▶ [Goal]
Carry none of the pictures over; write out the complete data exactly.

▶ [Data section]
_ _ _ _ _

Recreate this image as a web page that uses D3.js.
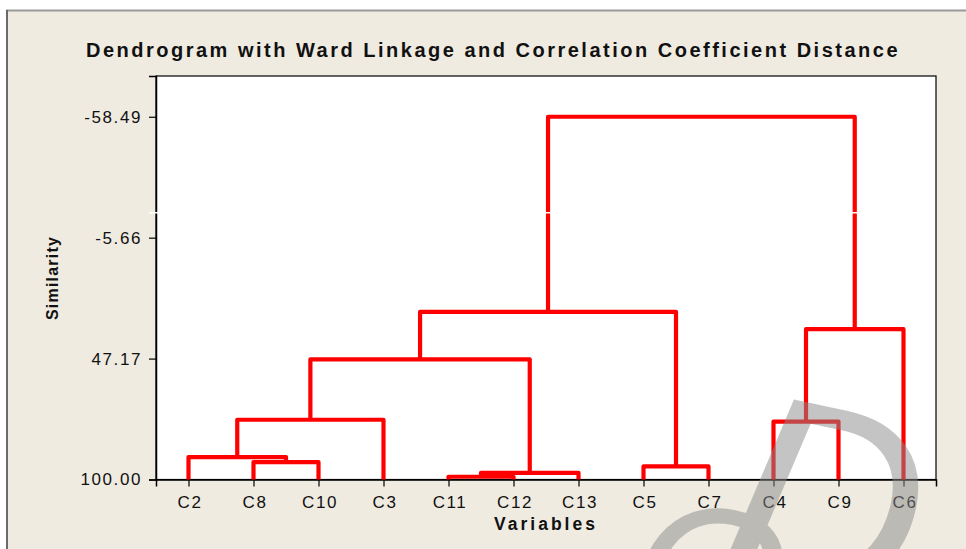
<!DOCTYPE html>
<html>
<head>
<meta charset="utf-8">
<script src="https://cdn.jsdelivr.net/npm/d3@7"></script>
<style>
  body { margin: 0; background: #fff; }
  text { font-family: "Liberation Sans", Arial, sans-serif; fill: #111; }
</style>
</head>
<body>
<svg id="chart" width="966" height="549"></svg>
<script>
// leaf order along the x axis
const leaves = ["C2", "C8", "C10", "C3", "C11", "C12", "C13", "C5", "C7", "C4", "C9", "C6"];
// merge steps: numbers >= 100 refer to earlier merges (100 + index)
const mergeLeft  = ["C8", "C2",  100+1, "C11", 100+3, 100+2, "C5", 100+5, "C4", 100+8, 100+7];
const mergeRight = ["C10", 100+0, "C3", "C12", "C13", 100+4, "C7", 100+6, "C9", "C6",  100+9];
const similarity = [92.4, 90.2, 73.9, 98.8, 97.1, 47.5, 94.3, 26.8, 74.7, 34.3, -58.49];
const yTicks = [-58.49, -5.66, 47.17, 100.00];

const svg = d3.select("#chart");
const W = 966, H = 549;
const plot = { left: 156, right: 936, top: 76, bottom: 479.5 };

// panel
svg.append("rect").attr("x", 7).attr("y", 10).attr("width", W).attr("height", H)
  .attr("fill", "#efebe1");
svg.append("line").attr("x1", 6).attr("x2", W).attr("y1", 10.5).attr("y2", 10.5)
  .attr("stroke", "#9a9a9a").attr("stroke-width", 2);
svg.append("line").attr("x1", 7).attr("x2", 7).attr("y1", 10).attr("y2", H)
  .attr("stroke", "#6a6a6a").attr("stroke-width", 2);

svg.append("rect").attr("x", plot.left).attr("y", plot.top)
  .attr("width", plot.right - plot.left).attr("height", plot.bottom - plot.top)
  .attr("fill", "#fff").attr("stroke", "#000").attr("stroke-width", 1.2);

const x = d3.scalePoint().domain(leaves).range([plot.left, plot.right]).padding(0.5);
const y = d3.scaleLinear().domain([100, -76.3]).range([plot.bottom, plot.top]);

// axes
const xAxis = svg.append("g").attr("transform", `translate(0,${plot.bottom})`)
  .call(d3.axisBottom(x).tickSize(7).tickPadding(6));
const yAxis = svg.append("g").attr("transform", `translate(${plot.left},0)`)
  .call(d3.axisLeft(y).tickValues(yTicks).tickFormat(d => d.toFixed(2)).tickSize(7).tickPadding(7));
[xAxis, yAxis].forEach(g => {
  g.select(".domain").attr("stroke", "#000").attr("stroke-width", 1.5);
  g.selectAll(".tick line").attr("stroke", "#000").attr("stroke-width", 1.2);
  g.selectAll(".tick text").attr("font-size", 17).attr("letter-spacing", 1.6)
    .attr("font-family", "Liberation Sans, Arial, sans-serif").attr("fill", "#111");
});
xAxis.selectAll(".tick text").attr("dy", "0.9em").attr("dx", 1);

// dendrogram links
const nodes = [];
function pos(ref) {
  if (typeof ref === "number") return nodes[ref - 100];
  return { x: x(ref), y: 100 };
}
const links = svg.append("g");
mergeLeft.forEach((l, i) => {
  const a = pos(l), b = pos(mergeRight[i]), s = similarity[i];
  nodes.push({ x: (a.x + b.x) / 2, y: s });
  links.append("path")
    .attr("d", `M${a.x},${y(a.y)}V${y(s)}H${b.x}V${y(b.y)}`)
    .attr("fill", "none").attr("stroke", "#ff0000").attr("stroke-width", 4.2)
    .attr("stroke-linejoin", "round");
});

// scan artifact line
svg.append("line").attr("x1", 149).attr("x2", plot.right - 1).attr("y1", 212.8).attr("y2", 212.8)
  .attr("stroke", "#fff").attr("stroke-width", 1.6);

// titles
svg.append("text").attr("x", 493).attr("y", 57).attr("text-anchor", "middle")
  .attr("font-size", 20).attr("font-weight", "bold").attr("letter-spacing", 2.5)
  .text("Dendrogram with Ward Linkage and Correlation Coefficient Distance");
svg.append("text").attr("x", 546).attr("y", 530).attr("text-anchor", "middle")
  .attr("font-size", 17.5).attr("font-weight", "bold").attr("letter-spacing", 3)
  .text("Variables");
svg.append("text").attr("transform", "translate(58,278) rotate(-90)").attr("text-anchor", "middle")
  .attr("font-size", 16).attr("font-weight", "bold").attr("letter-spacing", 1.2)
  .text("Similarity");

// watermark
const wm = svg.append("g").attr("opacity", 0.5).style("pointer-events", "none");
wm.append("text").attr("transform", "translate(712,572) rotate(12)")
  .attr("font-family", "Liberation Serif, serif").attr("font-style", "italic")
  .attr("font-size", 270).style("fill", "#8a8a8a").text("D");
wm.append("text").attr("transform", "translate(618,628) rotate(12)")
  .attr("font-family", "Liberation Serif, serif").attr("font-style", "italic")
  .attr("font-size", 200).style("fill", "#8a8a8a").text("C");
</script>
</body>
</html>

_ _ _ _ _

▶ [Reply to the exercise]
Recreate this image as a web page that uses D3.js.
<!DOCTYPE html>
<html>
<head>
<meta charset="utf-8">
<script src="https://cdn.jsdelivr.net/npm/d3@7"></script>
<style>
  body { margin: 0; background: #fff; }
  text { font-family: "Liberation Sans", Arial, sans-serif; fill: #111; }
</style>
</head>
<body>
<svg id="chart" width="966" height="549"></svg>
<script>
// leaf order along the x axis
const leaves = ["C2", "C8", "C10", "C3", "C11", "C12", "C13", "C5", "C7", "C4", "C9", "C6"];
// merge steps: numbers >= 100 refer to earlier merges (100 + index)
const mergeLeft  = ["C8", "C2",  100+1, "C11", 100+3, 100+2, "C5", 100+5, "C4", 100+8, 100+7];
const mergeRight = ["C10", 100+0, "C3", "C12", "C13", 100+4, "C7", 100+6, "C9", "C6",  100+9];
const similarity = [92.4, 90.2, 73.9, 98.8, 97.1, 47.5, 94.3, 26.8, 74.7, 34.3, -58.49];
const yTicks = [-58.49, -5.66, 47.17, 100.00];

const svg = d3.select("#chart");
const W = 966, H = 549;
const plot = { left: 156, right: 936, top: 76, bottom: 479.5 };

// panel
svg.append("rect").attr("x", 7).attr("y", 10).attr("width", W).attr("height", H)
  .attr("fill", "#efebe1");
svg.append("line").attr("x1", 6).attr("x2", W).attr("y1", 10.5).attr("y2", 10.5)
  .attr("stroke", "#9a9a9a").attr("stroke-width", 2);
svg.append("line").attr("x1", 7).attr("x2", 7).attr("y1", 10).attr("y2", H)
  .attr("stroke", "#6a6a6a").attr("stroke-width", 2);

svg.append("rect").attr("x", plot.left).attr("y", plot.top)
  .attr("width", plot.right - plot.left).attr("height", plot.bottom - plot.top)
  .attr("fill", "#fff").attr("stroke", "#000").attr("stroke-width", 1.2);

const x = d3.scalePoint().domain(leaves).range([plot.left, plot.right]).padding(0.5);
const y = d3.scaleLinear().domain([100, -76.3]).range([plot.bottom, plot.top]);

// axes
const xAxis = svg.append("g").attr("transform", `translate(0,${plot.bottom})`)
  .call(d3.axisBottom(x).tickSize(7).tickPadding(6));
const yAxis = svg.append("g").attr("transform", `translate(${plot.left},0)`)
  .call(d3.axisLeft(y).tickValues(yTicks).tickFormat(d => d.toFixed(2)).tickSize(7).tickPadding(7));
[xAxis, yAxis].forEach(g => {
  g.select(".domain").attr("stroke", "#000").attr("stroke-width", 1.5);
  g.selectAll(".tick line").attr("stroke", "#000").attr("stroke-width", 1.2);
  g.selectAll(".tick text").attr("font-size", 17).attr("letter-spacing", 1.6)
    .attr("font-family", "Liberation Sans, Arial, sans-serif").attr("fill", "#111");
});
xAxis.selectAll(".tick text").attr("dy", "0.9em").attr("dx", 1);

// dendrogram links
const nodes = [];
function pos(ref) {
  if (typeof ref === "number") return nodes[ref - 100];
  return { x: x(ref), y: 100 };
}
const links = svg.append("g");
mergeLeft.forEach((l, i) => {
  const a = pos(l), b = pos(mergeRight[i]), s = similarity[i];
  nodes.push({ x: (a.x + b.x) / 2, y: s });
  links.append("path")
    .attr("d", `M${a.x},${y(a.y)}V${y(s)}H${b.x}V${y(b.y)}`)
    .attr("fill", "none").attr("stroke", "#ff0000").attr("stroke-width", 4.2)
    .attr("stroke-linejoin", "round");
});

// scan artifact line
svg.append("line").attr("x1", 149).attr("x2", plot.right - 1).attr("y1", 212.8).attr("y2", 212.8)
  .attr("stroke", "#fff").attr("stroke-width", 1.6);

// titles
svg.append("text").attr("x", 493).attr("y", 57).attr("text-anchor", "middle")
  .attr("font-size", 20).attr("font-weight", "bold").attr("letter-spacing", 2.5)
  .text("Dendrogram with Ward Linkage and Correlation Coefficient Distance");
svg.append("text").attr("x", 546).attr("y", 530).attr("text-anchor", "middle")
  .attr("font-size", 17.5).attr("font-weight", "bold").attr("letter-spacing", 3)
  .text("Variables");
svg.append("text").attr("transform", "translate(58,278) rotate(-90)").attr("text-anchor", "middle")
  .attr("font-size", 16).attr("font-weight", "bold").attr("letter-spacing", 1.2)
  .text("Similarity");

// watermark
const wm = svg.append("g").attr("opacity", 0.5).style("pointer-events", "none");
wm.append("text").attr("transform", "translate(712,572) rotate(12)")
  .attr("font-family", "Liberation Serif, serif").attr("font-style", "italic")
  .attr("font-size", 270).style("fill", "#8a8a8a").text("D");
wm.append("text").attr("transform", "translate(618,628) rotate(12)")
  .attr("font-family", "Liberation Serif, serif").attr("font-style", "italic")
  .attr("font-size", 200).style("fill", "#8a8a8a").text("C");
</script>
</body>
</html>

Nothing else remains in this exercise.